* **Problem to solve**
Pictures within the data are to be left out; everything else must be reproduced exactly.

----

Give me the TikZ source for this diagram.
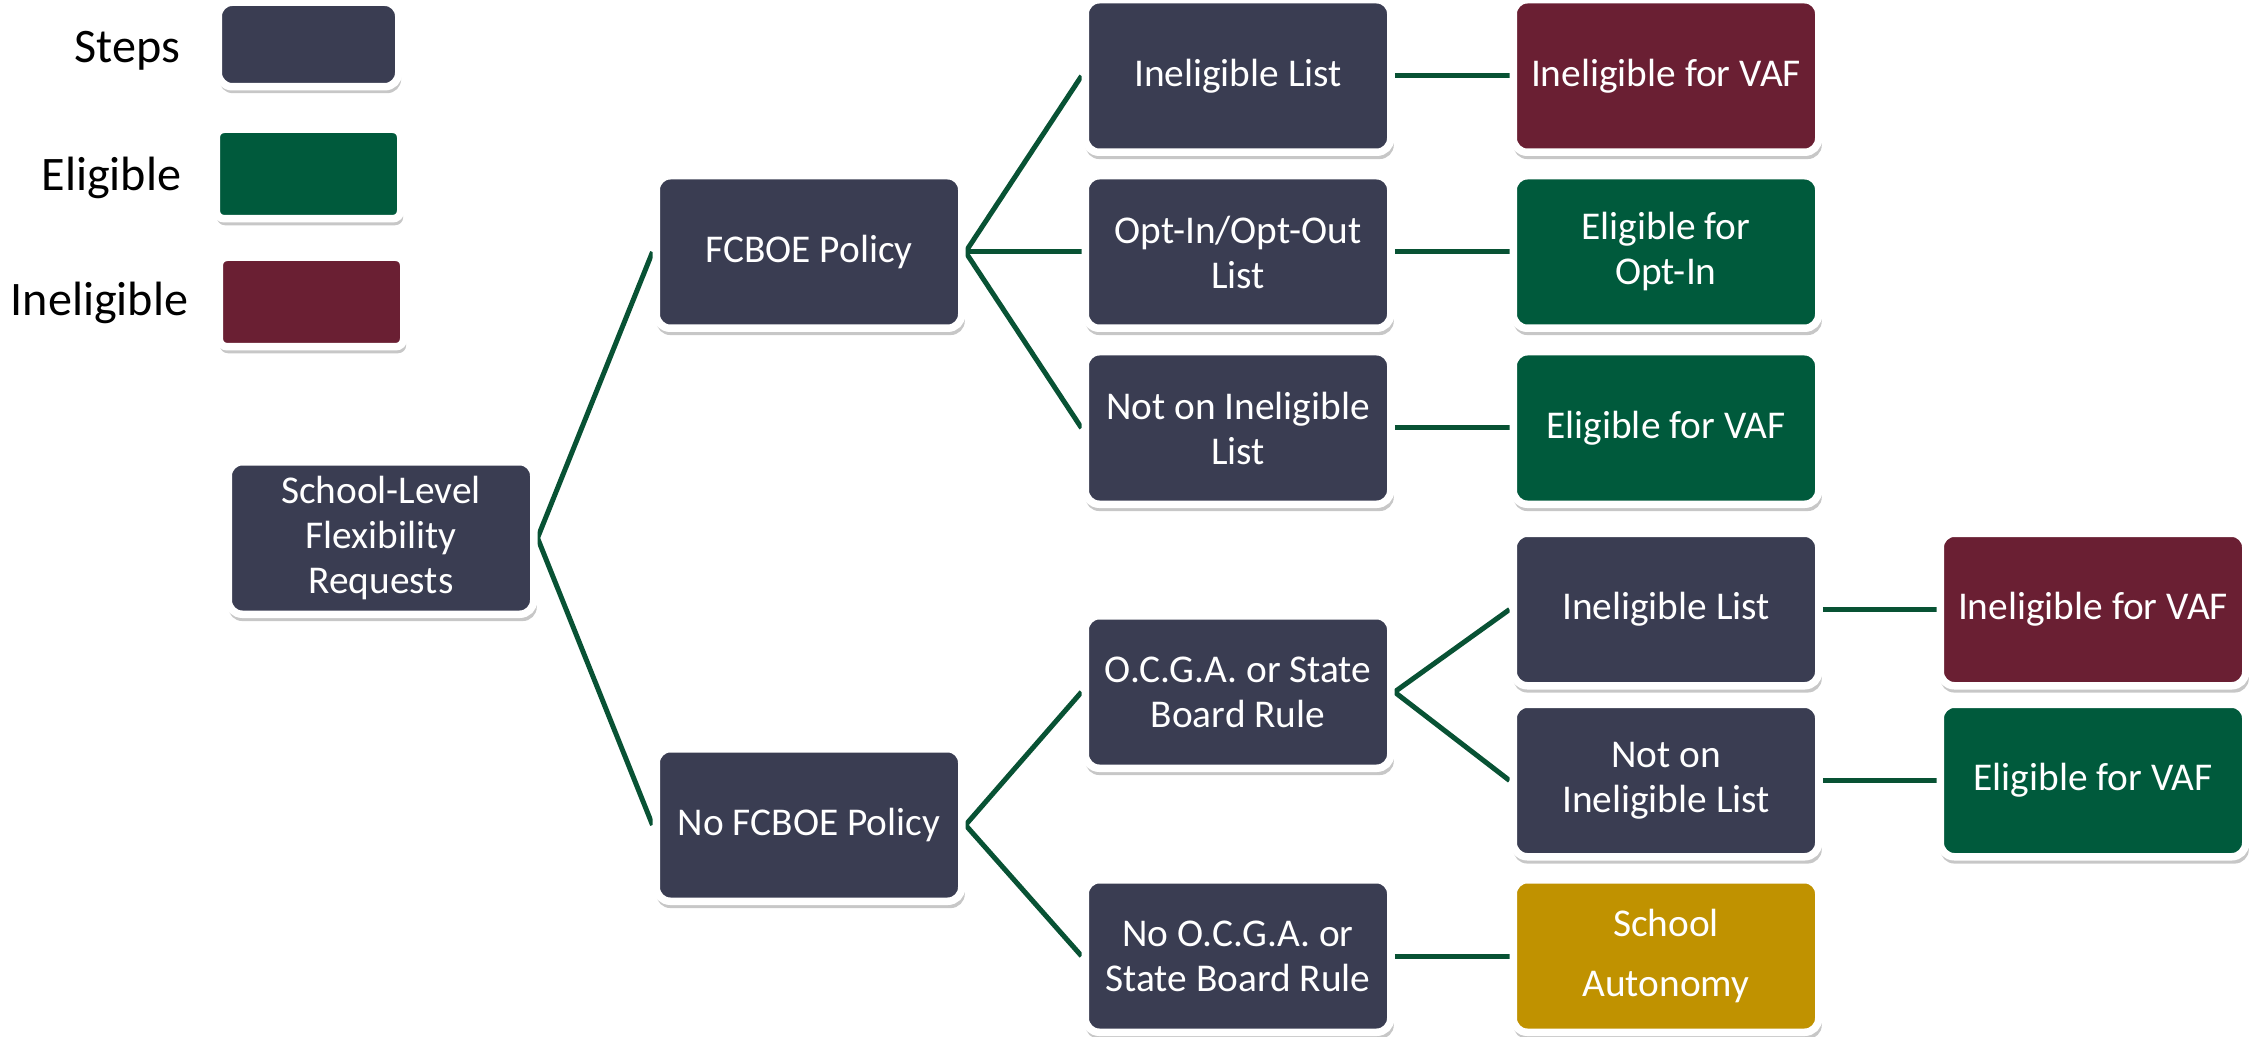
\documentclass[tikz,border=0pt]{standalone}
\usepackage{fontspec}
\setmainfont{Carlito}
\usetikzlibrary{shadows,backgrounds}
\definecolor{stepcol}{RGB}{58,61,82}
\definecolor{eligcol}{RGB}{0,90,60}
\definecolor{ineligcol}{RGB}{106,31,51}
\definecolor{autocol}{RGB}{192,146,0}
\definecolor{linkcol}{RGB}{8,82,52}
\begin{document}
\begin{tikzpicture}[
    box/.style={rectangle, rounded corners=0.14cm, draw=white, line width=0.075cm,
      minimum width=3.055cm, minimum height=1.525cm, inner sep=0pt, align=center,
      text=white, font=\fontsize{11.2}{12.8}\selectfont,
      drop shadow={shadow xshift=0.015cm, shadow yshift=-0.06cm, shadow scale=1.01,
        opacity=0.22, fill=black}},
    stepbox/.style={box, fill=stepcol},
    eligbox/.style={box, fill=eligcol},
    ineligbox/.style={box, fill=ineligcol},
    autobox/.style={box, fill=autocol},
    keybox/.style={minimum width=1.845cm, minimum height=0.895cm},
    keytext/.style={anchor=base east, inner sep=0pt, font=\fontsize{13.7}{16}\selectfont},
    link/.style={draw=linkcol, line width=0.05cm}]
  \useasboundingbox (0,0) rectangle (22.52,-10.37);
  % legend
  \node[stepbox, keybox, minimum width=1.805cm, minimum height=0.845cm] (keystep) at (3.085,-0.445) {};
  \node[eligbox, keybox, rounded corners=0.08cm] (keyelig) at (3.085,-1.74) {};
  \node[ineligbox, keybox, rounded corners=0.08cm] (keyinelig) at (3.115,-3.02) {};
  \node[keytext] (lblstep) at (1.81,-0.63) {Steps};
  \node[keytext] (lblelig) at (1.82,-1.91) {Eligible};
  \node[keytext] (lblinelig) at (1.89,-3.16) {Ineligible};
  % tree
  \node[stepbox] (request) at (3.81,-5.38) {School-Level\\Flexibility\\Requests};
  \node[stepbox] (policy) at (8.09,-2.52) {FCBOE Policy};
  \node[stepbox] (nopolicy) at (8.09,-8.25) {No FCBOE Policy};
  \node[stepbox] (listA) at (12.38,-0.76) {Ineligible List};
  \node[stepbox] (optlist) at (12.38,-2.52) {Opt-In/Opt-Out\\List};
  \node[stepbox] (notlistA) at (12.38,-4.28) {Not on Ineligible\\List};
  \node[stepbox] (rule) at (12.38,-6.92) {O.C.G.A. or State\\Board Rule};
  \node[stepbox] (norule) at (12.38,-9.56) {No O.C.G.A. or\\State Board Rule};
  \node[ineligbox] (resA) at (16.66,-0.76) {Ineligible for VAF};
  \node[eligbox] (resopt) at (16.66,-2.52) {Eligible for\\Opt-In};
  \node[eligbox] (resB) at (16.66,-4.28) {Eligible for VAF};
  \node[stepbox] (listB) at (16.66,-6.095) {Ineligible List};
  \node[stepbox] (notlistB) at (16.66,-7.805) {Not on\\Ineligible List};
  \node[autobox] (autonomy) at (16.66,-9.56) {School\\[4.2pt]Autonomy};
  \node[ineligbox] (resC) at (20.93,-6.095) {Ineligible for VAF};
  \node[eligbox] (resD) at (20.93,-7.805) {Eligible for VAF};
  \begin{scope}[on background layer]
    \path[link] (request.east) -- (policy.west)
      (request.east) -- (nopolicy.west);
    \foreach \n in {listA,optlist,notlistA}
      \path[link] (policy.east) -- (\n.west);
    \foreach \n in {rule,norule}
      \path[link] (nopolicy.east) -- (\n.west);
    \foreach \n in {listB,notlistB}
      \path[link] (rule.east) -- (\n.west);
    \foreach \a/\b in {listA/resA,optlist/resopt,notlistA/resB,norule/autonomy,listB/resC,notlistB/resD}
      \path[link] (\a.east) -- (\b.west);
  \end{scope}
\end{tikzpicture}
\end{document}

----

* **Solution to the exercise**
Give me the TikZ source for this diagram.
\documentclass[tikz,border=0pt]{standalone}
\usepackage{fontspec}
\setmainfont{Carlito}
\usetikzlibrary{shadows,backgrounds}
\definecolor{stepcol}{RGB}{58,61,82}
\definecolor{eligcol}{RGB}{0,90,60}
\definecolor{ineligcol}{RGB}{106,31,51}
\definecolor{autocol}{RGB}{192,146,0}
\definecolor{linkcol}{RGB}{8,82,52}
\begin{document}
\begin{tikzpicture}[
    box/.style={rectangle, rounded corners=0.14cm, draw=white, line width=0.075cm,
      minimum width=3.055cm, minimum height=1.525cm, inner sep=0pt, align=center,
      text=white, font=\fontsize{11.2}{12.8}\selectfont,
      drop shadow={shadow xshift=0.015cm, shadow yshift=-0.06cm, shadow scale=1.01,
        opacity=0.22, fill=black}},
    stepbox/.style={box, fill=stepcol},
    eligbox/.style={box, fill=eligcol},
    ineligbox/.style={box, fill=ineligcol},
    autobox/.style={box, fill=autocol},
    keybox/.style={minimum width=1.845cm, minimum height=0.895cm},
    keytext/.style={anchor=base east, inner sep=0pt, font=\fontsize{13.7}{16}\selectfont},
    link/.style={draw=linkcol, line width=0.05cm}]
  \useasboundingbox (0,0) rectangle (22.52,-10.37);
  % legend
  \node[stepbox, keybox, minimum width=1.805cm, minimum height=0.845cm] (keystep) at (3.085,-0.445) {};
  \node[eligbox, keybox, rounded corners=0.08cm] (keyelig) at (3.085,-1.74) {};
  \node[ineligbox, keybox, rounded corners=0.08cm] (keyinelig) at (3.115,-3.02) {};
  \node[keytext] (lblstep) at (1.81,-0.63) {Steps};
  \node[keytext] (lblelig) at (1.82,-1.91) {Eligible};
  \node[keytext] (lblinelig) at (1.89,-3.16) {Ineligible};
  % tree
  \node[stepbox] (request) at (3.81,-5.38) {School-Level\\Flexibility\\Requests};
  \node[stepbox] (policy) at (8.09,-2.52) {FCBOE Policy};
  \node[stepbox] (nopolicy) at (8.09,-8.25) {No FCBOE Policy};
  \node[stepbox] (listA) at (12.38,-0.76) {Ineligible List};
  \node[stepbox] (optlist) at (12.38,-2.52) {Opt-In/Opt-Out\\List};
  \node[stepbox] (notlistA) at (12.38,-4.28) {Not on Ineligible\\List};
  \node[stepbox] (rule) at (12.38,-6.92) {O.C.G.A. or State\\Board Rule};
  \node[stepbox] (norule) at (12.38,-9.56) {No O.C.G.A. or\\State Board Rule};
  \node[ineligbox] (resA) at (16.66,-0.76) {Ineligible for VAF};
  \node[eligbox] (resopt) at (16.66,-2.52) {Eligible for\\Opt-In};
  \node[eligbox] (resB) at (16.66,-4.28) {Eligible for VAF};
  \node[stepbox] (listB) at (16.66,-6.095) {Ineligible List};
  \node[stepbox] (notlistB) at (16.66,-7.805) {Not on\\Ineligible List};
  \node[autobox] (autonomy) at (16.66,-9.56) {School\\[4.2pt]Autonomy};
  \node[ineligbox] (resC) at (20.93,-6.095) {Ineligible for VAF};
  \node[eligbox] (resD) at (20.93,-7.805) {Eligible for VAF};
  \begin{scope}[on background layer]
    \path[link] (request.east) -- (policy.west)
      (request.east) -- (nopolicy.west);
    \foreach \n in {listA,optlist,notlistA}
      \path[link] (policy.east) -- (\n.west);
    \foreach \n in {rule,norule}
      \path[link] (nopolicy.east) -- (\n.west);
    \foreach \n in {listB,notlistB}
      \path[link] (rule.east) -- (\n.west);
    \foreach \a/\b in {listA/resA,optlist/resopt,notlistA/resB,norule/autonomy,listB/resC,notlistB/resD}
      \path[link] (\a.east) -- (\b.west);
  \end{scope}
\end{tikzpicture}
\end{document}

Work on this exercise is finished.